MXIndexedRecordIO supports random or indexed access to the data. We will create an indexed record file and a corresponding index file as below:

record = mx.recordio.MXIndexedRecordIO('tmp.idx', 'tmp.rec', 'w')
for i in range(5):
    record.write_idx(i, str_or_bytes('record_%d'%i))

record.close()

Now, we can access the individual records using the keys

record = mx.recordio.MXIndexedRecordIO('tmp.idx', 'tmp.rec', 'r')
record.read_idx(3)

You can also list all the keys in the file.

record.keys

Packing and Unpacking data

Each record in a .rec file can contain arbitrary binary data. However, most deep learning tasks require data to be input in label/data format.

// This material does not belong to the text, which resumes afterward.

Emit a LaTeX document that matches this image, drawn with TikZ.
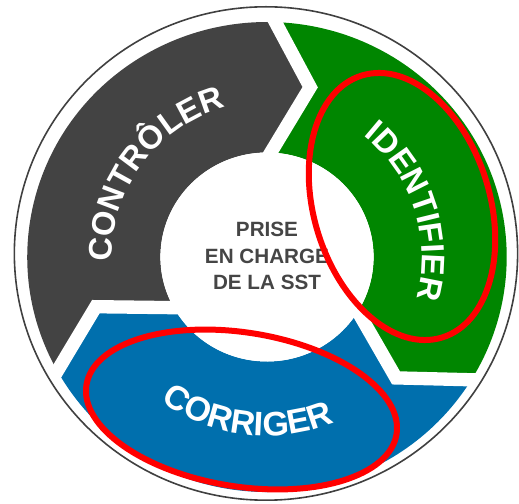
\documentclass[tikz,border=0pt]{standalone}
\usepackage{fontspec}
\setmainfont{Liberation Sans}
\usetikzlibrary{calc,decorations.text}
\definecolor{segGray}{HTML}{434343}
\definecolor{segGreen}{HTML}{008600}
\definecolor{segBlue}{HTML}{006FAD}
\definecolor{coreText}{HTML}{454545}
\definecolor{rimLine}{HTML}{404040}
\definecolor{markRed}{HTML}{FF0000}
\newcommand\RingLabelFont{\fontsize{24.5}{24.5}\selectfont\bfseries}
\newcommand\RingLabelFontB{\fontsize{25.5}{25.5}\selectfont\bfseries}
\newcommand\RingOut{235}
\newcommand\RingIn{104.5}
\newcommand\RingTip{175}
\begin{document}
\begin{tikzpicture}[x=0.75pt,y=0.75pt,
  gapline/.style={white,line width=10pt,line join=miter},
  rimline/.style={rimLine,line width=1.2pt},
  redmark/.style={markRed,line width=4.5pt},
  coretext/.style={align=center,text=coreText,font=\fontsize{15.5}{20}\selectfont\bfseries},
  ringlabel/.style={decorate,decoration={text along path,text={|\RingLabelFont|#1},text align=center,text color=white}},
  ringlabelb/.style={decorate,decoration={text along path,text={|\RingLabelFontB|#1},text align=center,text color=white}}]
\useasboundingbox (0,0) rectangle (519,504);
\coordinate (C) at (267,247);
\begin{scope}[shift={(267,247)},xscale=1.02]
  % boundary points
  \coordinate (oT) at (88:\RingOut);   \coordinate (iT) at (88:\RingIn);   \coordinate (tT) at (76:\RingTip);
  \coordinate (oR) at (-31.5:\RingOut); \coordinate (iR) at (-31.5:\RingIn); \coordinate (tR) at (-43.7:\RingTip);
  \coordinate (oL) at (209:\RingOut);  \coordinate (iL) at (209:\RingIn);  \coordinate (tL) at (196.5:\RingTip);
  % segments
  \fill[segGray] (oL) arc[start angle=209,end angle=88,radius=\RingOut] -- (tT) -- (iT)
     arc[start angle=88,end angle=209,radius=\RingIn] -- (tL) -- cycle;
  \fill[segGreen] (oT) arc[start angle=88,end angle=-31.5,radius=\RingOut] -- (tR) -- (iR)
     arc[start angle=-31.5,end angle=88,radius=\RingIn] -- (tT) -- cycle;
  \fill[segBlue] (oR) arc[start angle=-31.5,end angle=-151,radius=\RingOut] -- (tL) -- (iL)
     arc[start angle=-151,end angle=-31.5,radius=\RingIn] -- (tR) -- cycle;
  % gaps
  \draw[gapline] ($(tT)!1.15!(oT)$) -- (tT) -- ($(tT)!1.3!(iT)$);
  \draw[gapline] ($(tR)!1.15!(oR)$) -- (tR) -- ($(tR)!1.3!(iR)$);
  \draw[gapline] ($(tL)!1.15!(oL)$) -- (tL) -- ($(tL)!1.3!(iL)$);
  % hub
  \fill[white] (0,0) circle[radius=\RingIn];
  % rim
  \draw[rimline] (-1,3.5) circle[radius=246.7];
\end{scope}
% ring labels
\path[ringlabel={CONTRÔLER}] ($(C)+(233.5:155)$) arc[start angle=233.5,end angle=53.5,radius=155];
\path[ringlabel={IDENTIFIER}] ($(C)+(108:155)$) arc[start angle=108,end angle=-72,radius=155];
\path[ringlabelb={CORRIGER}] ($(C)+(173:179)$) arc[start angle=173,end angle=353,radius=179];
% centre text
\node[coretext] (core) at (267,248) {PRISE\\EN CHARGE\\DE LA SST};
% red marks
\draw[redmark,rotate around={17:(402,297.5)}] (402,297.5) ellipse[x radius=88,y radius=137];
\draw[redmark,rotate around={-9:(241.5,94.5)}] (241.5,94.5) ellipse[x radius=157,y radius=77];
\end{tikzpicture}
\end{document}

The mx.recordio package provides a few utility functions for such operations, namely: pack, unpack, pack_img, and unpack_img.

Packing/Unpacking Binary Data

pack and unpack are used for storing float (or 1d array of float) label and binary data. The data is packed along with a header. The header structure is defined here.

# pack
data = 'data'
label1 = 1.0
header1 = mx.recordio.IRHeader(flag=0, label=label1, id=1, id2=0)
s1 = mx.recordio.pack(header1, str_or_bytes(data))

label2 = [1.0, 2.0, 3.0]
header2 = mx.recordio.IRHeader(flag=3, label=label2, id=2, id2=0)
s2 = mx.recordio.pack(header2, str_or_bytes(data))
# unpack
print(mx.recordio.unpack(s1))
print(mx.recordio.unpack(s2))

Packing/Unpacking Image Data

MXNet provides pack_img and unpack_img to pack/unpack image data. Records packed by pack_img can be loaded by mx.io.ImageRecordIter.

data = np.ones((3,3,1), dtype=np.uint8)
label = 1.0
header = mx.recordio.IRHeader(flag=0, label=label, id=0, id2=0)
s = mx.recordio.pack_img(header, data, quality=100, img_fmt='.jpg')
# unpack_img
print(mx.recordio.unpack_img(s))

Using tools/im2rec.py

You can also convert raw images into RecordIO format using the im2rec.py utility script that is provided in the MXNet src/tools folder. An example of how to use the script for converting to RecordIO format is shown in the Image IO section below.

Image IO

In this section, we will learn how to preprocess and load image data in MXNet.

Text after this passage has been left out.